- **DATA FOR THIS EXERCISE**

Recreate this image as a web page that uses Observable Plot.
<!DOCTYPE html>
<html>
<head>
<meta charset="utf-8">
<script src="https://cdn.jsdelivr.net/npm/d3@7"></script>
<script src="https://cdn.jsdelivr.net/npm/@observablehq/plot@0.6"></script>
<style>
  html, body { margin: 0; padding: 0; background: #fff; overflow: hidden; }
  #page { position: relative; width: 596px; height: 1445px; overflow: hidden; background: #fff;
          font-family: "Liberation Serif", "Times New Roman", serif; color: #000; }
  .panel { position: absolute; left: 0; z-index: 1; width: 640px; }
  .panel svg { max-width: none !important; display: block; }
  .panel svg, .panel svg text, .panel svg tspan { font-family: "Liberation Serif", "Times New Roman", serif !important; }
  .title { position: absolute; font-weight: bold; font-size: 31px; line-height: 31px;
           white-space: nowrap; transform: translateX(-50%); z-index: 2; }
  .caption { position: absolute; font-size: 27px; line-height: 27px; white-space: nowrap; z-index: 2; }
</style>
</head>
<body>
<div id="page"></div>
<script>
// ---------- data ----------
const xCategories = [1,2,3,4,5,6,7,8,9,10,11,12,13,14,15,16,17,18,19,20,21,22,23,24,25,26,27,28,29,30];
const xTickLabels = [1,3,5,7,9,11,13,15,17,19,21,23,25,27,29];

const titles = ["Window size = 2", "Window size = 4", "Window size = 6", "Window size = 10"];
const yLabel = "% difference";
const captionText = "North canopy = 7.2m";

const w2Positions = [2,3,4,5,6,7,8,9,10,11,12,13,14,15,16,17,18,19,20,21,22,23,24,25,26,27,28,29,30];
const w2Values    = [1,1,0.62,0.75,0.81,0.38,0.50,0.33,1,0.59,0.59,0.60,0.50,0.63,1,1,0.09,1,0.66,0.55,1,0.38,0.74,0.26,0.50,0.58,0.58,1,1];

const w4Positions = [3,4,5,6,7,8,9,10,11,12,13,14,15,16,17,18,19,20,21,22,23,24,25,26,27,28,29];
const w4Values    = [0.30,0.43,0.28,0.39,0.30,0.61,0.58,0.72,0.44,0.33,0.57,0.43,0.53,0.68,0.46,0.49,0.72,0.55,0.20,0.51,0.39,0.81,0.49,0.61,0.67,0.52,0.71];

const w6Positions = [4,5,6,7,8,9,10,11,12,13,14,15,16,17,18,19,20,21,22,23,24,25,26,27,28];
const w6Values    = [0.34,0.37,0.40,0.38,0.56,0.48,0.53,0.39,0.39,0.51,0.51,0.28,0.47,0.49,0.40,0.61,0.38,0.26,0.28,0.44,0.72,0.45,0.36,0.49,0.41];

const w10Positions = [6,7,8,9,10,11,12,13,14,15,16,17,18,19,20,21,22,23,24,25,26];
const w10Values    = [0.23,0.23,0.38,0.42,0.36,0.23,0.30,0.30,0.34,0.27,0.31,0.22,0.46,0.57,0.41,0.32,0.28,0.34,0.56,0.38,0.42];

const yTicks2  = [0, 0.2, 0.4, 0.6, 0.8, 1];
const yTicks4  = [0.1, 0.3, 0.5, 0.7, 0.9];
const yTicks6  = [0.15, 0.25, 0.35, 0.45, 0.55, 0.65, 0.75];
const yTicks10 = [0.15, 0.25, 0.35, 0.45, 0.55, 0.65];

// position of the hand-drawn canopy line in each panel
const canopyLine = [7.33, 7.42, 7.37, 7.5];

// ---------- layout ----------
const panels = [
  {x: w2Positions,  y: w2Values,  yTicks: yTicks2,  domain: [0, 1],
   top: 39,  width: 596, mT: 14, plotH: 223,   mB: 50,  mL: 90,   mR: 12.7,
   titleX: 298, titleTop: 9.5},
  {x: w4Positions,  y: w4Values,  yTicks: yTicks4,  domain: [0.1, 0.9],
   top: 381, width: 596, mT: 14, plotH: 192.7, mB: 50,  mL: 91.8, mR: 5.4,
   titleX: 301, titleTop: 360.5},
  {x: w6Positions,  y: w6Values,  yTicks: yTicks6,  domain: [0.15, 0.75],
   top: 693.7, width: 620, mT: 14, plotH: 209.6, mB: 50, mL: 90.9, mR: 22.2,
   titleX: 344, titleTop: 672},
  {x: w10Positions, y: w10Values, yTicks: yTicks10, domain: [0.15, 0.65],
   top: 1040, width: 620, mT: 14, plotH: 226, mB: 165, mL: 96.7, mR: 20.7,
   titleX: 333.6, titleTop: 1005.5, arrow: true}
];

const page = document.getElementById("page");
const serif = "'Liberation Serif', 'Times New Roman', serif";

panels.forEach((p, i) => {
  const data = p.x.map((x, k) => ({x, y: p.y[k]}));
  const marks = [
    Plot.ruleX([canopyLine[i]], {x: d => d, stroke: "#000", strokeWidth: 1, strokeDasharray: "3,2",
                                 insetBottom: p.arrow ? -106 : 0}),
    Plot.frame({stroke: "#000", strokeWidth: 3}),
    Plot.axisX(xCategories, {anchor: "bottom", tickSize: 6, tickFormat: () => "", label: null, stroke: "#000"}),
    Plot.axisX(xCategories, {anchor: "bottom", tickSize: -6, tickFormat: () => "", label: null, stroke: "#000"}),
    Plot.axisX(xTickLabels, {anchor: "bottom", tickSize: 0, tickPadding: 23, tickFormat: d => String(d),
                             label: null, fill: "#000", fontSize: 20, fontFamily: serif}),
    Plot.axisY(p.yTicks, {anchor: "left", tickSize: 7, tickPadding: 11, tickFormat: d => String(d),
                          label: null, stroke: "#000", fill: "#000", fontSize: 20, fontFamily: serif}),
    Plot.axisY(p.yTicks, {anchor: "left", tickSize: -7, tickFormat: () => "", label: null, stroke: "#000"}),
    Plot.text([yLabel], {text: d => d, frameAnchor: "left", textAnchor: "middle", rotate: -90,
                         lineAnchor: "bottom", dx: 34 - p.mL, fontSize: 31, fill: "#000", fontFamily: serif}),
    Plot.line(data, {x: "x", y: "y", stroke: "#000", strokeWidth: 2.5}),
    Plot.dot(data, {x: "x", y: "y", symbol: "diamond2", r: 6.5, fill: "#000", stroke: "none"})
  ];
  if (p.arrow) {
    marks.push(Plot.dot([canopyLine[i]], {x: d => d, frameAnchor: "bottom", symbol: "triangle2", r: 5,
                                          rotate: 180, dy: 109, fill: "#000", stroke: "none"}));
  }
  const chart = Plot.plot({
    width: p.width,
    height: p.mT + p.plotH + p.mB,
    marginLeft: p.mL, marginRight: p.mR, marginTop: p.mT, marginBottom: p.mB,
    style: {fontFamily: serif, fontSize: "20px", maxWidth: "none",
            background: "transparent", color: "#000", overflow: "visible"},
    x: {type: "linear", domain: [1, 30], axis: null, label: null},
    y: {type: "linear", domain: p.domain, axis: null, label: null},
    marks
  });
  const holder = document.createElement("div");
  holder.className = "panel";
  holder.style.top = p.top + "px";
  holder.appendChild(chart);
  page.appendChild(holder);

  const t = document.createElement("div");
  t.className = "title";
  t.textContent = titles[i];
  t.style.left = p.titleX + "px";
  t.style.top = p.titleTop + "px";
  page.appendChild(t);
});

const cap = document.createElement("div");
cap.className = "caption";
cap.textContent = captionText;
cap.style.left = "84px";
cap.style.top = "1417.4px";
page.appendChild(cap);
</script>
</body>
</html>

==

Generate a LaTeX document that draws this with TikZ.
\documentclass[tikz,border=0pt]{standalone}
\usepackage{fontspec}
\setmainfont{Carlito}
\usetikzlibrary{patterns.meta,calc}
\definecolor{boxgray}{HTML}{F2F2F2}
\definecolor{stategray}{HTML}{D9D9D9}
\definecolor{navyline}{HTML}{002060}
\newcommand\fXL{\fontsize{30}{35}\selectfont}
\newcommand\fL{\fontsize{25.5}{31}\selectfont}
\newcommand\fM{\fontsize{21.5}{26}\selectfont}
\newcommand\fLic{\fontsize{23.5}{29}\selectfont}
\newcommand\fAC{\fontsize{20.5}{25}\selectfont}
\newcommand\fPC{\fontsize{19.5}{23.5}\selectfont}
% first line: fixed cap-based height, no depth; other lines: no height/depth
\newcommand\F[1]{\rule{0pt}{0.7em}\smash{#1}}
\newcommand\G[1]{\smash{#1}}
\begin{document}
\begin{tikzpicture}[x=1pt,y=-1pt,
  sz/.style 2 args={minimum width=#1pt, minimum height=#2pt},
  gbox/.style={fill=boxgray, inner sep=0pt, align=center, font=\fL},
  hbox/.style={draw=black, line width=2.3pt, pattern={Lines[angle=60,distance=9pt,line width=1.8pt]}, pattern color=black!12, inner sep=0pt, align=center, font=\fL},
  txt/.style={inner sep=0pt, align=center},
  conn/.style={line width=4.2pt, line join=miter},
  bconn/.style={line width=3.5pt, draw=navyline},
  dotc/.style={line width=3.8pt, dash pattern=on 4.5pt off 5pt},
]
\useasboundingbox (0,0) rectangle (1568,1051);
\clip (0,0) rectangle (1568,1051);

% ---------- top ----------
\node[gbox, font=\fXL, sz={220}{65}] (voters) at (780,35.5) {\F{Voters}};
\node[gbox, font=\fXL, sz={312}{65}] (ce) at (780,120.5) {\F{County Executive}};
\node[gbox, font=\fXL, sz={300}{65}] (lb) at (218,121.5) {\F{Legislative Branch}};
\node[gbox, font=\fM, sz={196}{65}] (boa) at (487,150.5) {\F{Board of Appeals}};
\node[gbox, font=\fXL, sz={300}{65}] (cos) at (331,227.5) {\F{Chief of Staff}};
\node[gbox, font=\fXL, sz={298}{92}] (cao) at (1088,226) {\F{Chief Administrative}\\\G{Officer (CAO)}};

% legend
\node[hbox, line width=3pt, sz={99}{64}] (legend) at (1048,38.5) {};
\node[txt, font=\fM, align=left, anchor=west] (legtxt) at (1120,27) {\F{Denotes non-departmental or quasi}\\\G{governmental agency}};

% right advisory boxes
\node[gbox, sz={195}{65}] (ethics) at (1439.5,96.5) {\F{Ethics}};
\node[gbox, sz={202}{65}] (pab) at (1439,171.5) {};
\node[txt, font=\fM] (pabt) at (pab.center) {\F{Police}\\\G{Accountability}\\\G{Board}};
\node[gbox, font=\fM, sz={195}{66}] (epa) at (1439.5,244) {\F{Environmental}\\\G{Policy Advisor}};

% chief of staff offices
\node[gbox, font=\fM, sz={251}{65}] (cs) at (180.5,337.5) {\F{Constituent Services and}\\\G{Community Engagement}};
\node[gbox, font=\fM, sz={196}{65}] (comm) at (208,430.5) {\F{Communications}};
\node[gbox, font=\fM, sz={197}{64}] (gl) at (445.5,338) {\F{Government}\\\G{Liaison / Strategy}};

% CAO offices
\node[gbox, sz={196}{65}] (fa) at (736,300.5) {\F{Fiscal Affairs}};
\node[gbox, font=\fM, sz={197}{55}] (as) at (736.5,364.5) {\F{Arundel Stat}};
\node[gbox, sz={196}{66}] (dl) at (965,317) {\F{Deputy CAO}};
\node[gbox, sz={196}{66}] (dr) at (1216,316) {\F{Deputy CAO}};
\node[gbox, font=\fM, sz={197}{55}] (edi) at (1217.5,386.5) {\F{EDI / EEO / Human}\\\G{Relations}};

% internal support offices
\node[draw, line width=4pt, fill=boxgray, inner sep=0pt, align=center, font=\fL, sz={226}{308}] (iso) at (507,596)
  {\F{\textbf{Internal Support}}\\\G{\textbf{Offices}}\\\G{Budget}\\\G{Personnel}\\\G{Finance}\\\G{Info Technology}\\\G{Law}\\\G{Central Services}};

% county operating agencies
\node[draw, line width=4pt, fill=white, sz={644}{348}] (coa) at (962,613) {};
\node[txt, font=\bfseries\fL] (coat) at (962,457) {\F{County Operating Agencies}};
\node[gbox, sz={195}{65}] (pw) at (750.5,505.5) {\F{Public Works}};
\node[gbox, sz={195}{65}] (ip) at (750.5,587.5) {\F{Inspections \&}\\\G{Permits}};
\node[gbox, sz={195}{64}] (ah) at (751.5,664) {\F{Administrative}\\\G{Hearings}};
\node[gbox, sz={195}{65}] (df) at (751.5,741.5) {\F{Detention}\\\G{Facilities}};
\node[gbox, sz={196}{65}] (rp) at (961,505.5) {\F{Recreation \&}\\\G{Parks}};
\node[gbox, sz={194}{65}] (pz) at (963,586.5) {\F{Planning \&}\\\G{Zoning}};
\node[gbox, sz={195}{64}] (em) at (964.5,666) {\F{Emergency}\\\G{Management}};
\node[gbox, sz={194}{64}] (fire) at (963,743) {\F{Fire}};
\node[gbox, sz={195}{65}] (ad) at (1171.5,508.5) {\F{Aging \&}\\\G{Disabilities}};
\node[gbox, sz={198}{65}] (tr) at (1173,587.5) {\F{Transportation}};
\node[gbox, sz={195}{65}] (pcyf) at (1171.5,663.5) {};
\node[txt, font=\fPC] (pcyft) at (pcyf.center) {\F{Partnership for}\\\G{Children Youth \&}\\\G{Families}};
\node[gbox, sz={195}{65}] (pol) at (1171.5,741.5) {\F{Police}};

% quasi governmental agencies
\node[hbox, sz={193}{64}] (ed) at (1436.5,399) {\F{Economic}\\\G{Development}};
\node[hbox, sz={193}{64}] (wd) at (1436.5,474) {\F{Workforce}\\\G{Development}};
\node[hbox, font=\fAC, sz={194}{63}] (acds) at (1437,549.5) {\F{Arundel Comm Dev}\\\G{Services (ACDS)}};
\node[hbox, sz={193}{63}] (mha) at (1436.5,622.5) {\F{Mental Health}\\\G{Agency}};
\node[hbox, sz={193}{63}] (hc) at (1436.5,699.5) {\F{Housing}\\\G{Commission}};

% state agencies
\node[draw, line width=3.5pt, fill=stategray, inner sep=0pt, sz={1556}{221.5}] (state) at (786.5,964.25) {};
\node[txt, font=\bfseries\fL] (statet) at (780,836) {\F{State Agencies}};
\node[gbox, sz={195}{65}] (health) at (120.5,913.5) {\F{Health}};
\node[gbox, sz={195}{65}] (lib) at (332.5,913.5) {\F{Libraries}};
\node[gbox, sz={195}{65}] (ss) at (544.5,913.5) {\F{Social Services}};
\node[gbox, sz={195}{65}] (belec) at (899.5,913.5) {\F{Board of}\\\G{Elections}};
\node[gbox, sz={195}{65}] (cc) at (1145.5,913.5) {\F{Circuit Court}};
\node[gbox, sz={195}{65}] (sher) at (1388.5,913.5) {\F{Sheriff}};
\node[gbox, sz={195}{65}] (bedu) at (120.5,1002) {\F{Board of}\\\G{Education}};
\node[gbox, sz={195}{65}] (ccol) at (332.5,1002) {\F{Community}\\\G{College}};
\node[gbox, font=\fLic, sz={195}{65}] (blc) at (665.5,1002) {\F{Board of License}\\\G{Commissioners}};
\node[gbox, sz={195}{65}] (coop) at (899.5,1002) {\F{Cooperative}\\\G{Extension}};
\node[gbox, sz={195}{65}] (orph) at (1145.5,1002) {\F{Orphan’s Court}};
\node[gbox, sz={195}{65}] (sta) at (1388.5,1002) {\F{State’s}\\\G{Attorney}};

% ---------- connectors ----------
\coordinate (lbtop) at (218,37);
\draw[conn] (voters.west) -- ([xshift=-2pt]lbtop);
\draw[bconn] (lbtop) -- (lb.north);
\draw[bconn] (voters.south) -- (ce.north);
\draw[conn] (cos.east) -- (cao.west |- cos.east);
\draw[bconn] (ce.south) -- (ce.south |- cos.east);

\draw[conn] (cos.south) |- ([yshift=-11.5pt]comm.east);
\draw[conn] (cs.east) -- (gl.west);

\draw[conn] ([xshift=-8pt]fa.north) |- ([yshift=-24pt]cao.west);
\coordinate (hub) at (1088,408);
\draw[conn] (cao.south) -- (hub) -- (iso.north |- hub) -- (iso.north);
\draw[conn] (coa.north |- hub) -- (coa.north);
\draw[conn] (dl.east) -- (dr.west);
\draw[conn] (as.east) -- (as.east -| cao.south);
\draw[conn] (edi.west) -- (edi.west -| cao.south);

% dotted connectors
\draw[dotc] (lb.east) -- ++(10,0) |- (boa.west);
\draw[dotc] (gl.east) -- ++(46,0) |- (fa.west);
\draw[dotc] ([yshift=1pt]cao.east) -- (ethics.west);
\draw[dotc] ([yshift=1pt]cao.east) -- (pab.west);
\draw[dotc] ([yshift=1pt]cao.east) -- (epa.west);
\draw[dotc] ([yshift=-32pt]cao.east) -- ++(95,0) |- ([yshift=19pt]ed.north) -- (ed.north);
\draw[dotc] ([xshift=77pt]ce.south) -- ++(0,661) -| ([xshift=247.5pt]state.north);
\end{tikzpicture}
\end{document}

- **REQUEST**
Copy out precisely the lines that begin at the line containing "Generate a LaTeX" and end at the line containing "(cao) at (1088,226)", including both; write nothing else.

- **SOLUTION BELOW**
Generate a LaTeX document that draws this with TikZ.
\documentclass[tikz,border=0pt]{standalone}
\usepackage{fontspec}
\setmainfont{Carlito}
\usetikzlibrary{patterns.meta,calc}
\definecolor{boxgray}{HTML}{F2F2F2}
\definecolor{stategray}{HTML}{D9D9D9}
\definecolor{navyline}{HTML}{002060}
\newcommand\fXL{\fontsize{30}{35}\selectfont}
\newcommand\fL{\fontsize{25.5}{31}\selectfont}
\newcommand\fM{\fontsize{21.5}{26}\selectfont}
\newcommand\fLic{\fontsize{23.5}{29}\selectfont}
\newcommand\fAC{\fontsize{20.5}{25}\selectfont}
\newcommand\fPC{\fontsize{19.5}{23.5}\selectfont}
% first line: fixed cap-based height, no depth; other lines: no height/depth
\newcommand\F[1]{\rule{0pt}{0.7em}\smash{#1}}
\newcommand\G[1]{\smash{#1}}
\begin{document}
\begin{tikzpicture}[x=1pt,y=-1pt,
  sz/.style 2 args={minimum width=#1pt, minimum height=#2pt},
  gbox/.style={fill=boxgray, inner sep=0pt, align=center, font=\fL},
  hbox/.style={draw=black, line width=2.3pt, pattern={Lines[angle=60,distance=9pt,line width=1.8pt]}, pattern color=black!12, inner sep=0pt, align=center, font=\fL},
  txt/.style={inner sep=0pt, align=center},
  conn/.style={line width=4.2pt, line join=miter},
  bconn/.style={line width=3.5pt, draw=navyline},
  dotc/.style={line width=3.8pt, dash pattern=on 4.5pt off 5pt},
]
\useasboundingbox (0,0) rectangle (1568,1051);
\clip (0,0) rectangle (1568,1051);

% ---------- top ----------
\node[gbox, font=\fXL, sz={220}{65}] (voters) at (780,35.5) {\F{Voters}};
\node[gbox, font=\fXL, sz={312}{65}] (ce) at (780,120.5) {\F{County Executive}};
\node[gbox, font=\fXL, sz={300}{65}] (lb) at (218,121.5) {\F{Legislative Branch}};
\node[gbox, font=\fM, sz={196}{65}] (boa) at (487,150.5) {\F{Board of Appeals}};
\node[gbox, font=\fXL, sz={300}{65}] (cos) at (331,227.5) {\F{Chief of Staff}};
\node[gbox, font=\fXL, sz={298}{92}] (cao) at (1088,226) {\F{Chief Administrative}\\\G{Officer (CAO)}};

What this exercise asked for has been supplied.